Experimento como problema, de manera cada vez más acusada, el hecho de que los alumnos no sientan el aula como un espacio de libertad. De hecho, estoy convencido, es posible que los alumnos experimenten mayor libertad en cualquier otro sitio y en cualquier otro momento. Desde luego, muestran mayor naturalidad y espontaneidad en los pasillos, en el patio, en la cantina, en la calle, en el parque, jugando al fútbol, comiendo con sus padres... Y mayor grado de actividad, de creatividad. Este problema se convierte en un verdadero obstáculo desde el momento en que decido hace unos años romper con un estilo de enseñanza que se fundamenta, desde el punto de vista metodológico, en la transmisión de conocimientos (también de valores, de actitudes).

Para el niño, le leí hace poco a Brenifier, asistir a la escuela es una actividad alienante. Pero además, añado, cuando son ya adolescentes la experimentan de ese modo. Creo que conseguir una atmósfera de libertad en el aula es una condición previa, necesaria, para el ejercicio de la filosofía en la misma.  Problema: ¿cómo hacer para transformar el aula en un espacio donde los alumnos se sientan libres? ¿cómo revertir la situación? ¿o acaso forma parte de la naturaleza de las cosas?, como sugería Santiago cuando recordaba aquella escena de El sentido de la vida.

En el camino de respoder:
Resumo y comento, para iniciar este camino, algunas partes de un artículo de Nicole Grataloup aparecido en abril de 2005 en Cahiers pédagogiques, titulado Six principes et leur mise en oeuvre.

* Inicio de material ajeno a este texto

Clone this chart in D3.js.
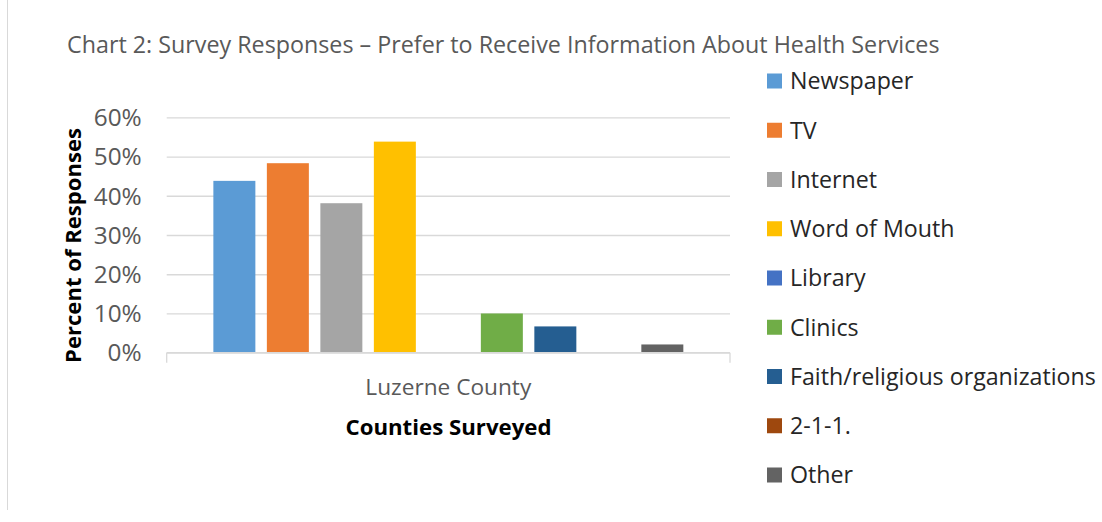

Antes de abordar un tema y para enfrentarse al mismo, se exige invitar a los alumnos a que sean ellos los que planteen las cuestiones que les parezcan pertinentes y ayudarles a formular las preguntas de la forma más precisa posible. Se trataría de que sean los propios alumnos (desde su mundo, desde su situación) los que hagan el filosófico ejercicio de problematizar, crear problemas, transformar un tema en un conjunto de problemas, incorporando de esa forma sus miradas al presente del aula. Y si además, como indica Grataloup, nuestra pretensión como docentes es, al menos en parte, que los alumnos aprendan a tomar una distancia crítica de su propio pensamiento (actitud filosófica esencial), entonces se hace necesario que los alumnos formulen sus opiniones, las confronten con las de los demás y así, una vez desligados de ellas, poder examinarlas, medirlas, pensarlas, para eventualmente, modificarlas o deshacerse de ellas.

Terminar con la postura socrática de alumbramiento de los espíritus en la que el maestro-Sócrates mediante hábiles preguntas (utilizando su magia), libera a cada alumno de sus errores, de sus malos hábitos, de sus equivocadas maneras. Más bien al contrario, transformar la clase en una comunidad de trabajo y de investigación y concebir el trabajo en el aula como una búsqueda conjunta en aras de la resolución de un problema. Hacer esto pasaría por proponer problemas;  invitar a los alumnos a iniciar la búsqueda en grupos;  facilitarles textos que les ayuden a resolver el problema; obligarlos a que planteen soluciones al problema formulando hipótesis; promover el debate; descubrir entre todos las ideas, pensamientos y concepciones del mundo presupuestas en las soluciones ofrecidas o en los problemas planteados, etc.

“[...] el socratismo es una forma perfeccionada del atontamiento. Al igual que todo maestro sabio, Sócrates pregunta para instruir. Ahora bien, quien quiere emancipar a un hombre debe preguntarle a la manera de los hombres y no a la de los sabios, para ser instruido y no para instruir.” Jacques Rancière, El maestro ignorante. p. 20
 
Esta debería ser la primera consigna para los alumnos: que sean capaz de romper con el principio de autoridad. Los alumnos de los que más aprendí fueron aquellos que se relacionaban críticamente conmigo.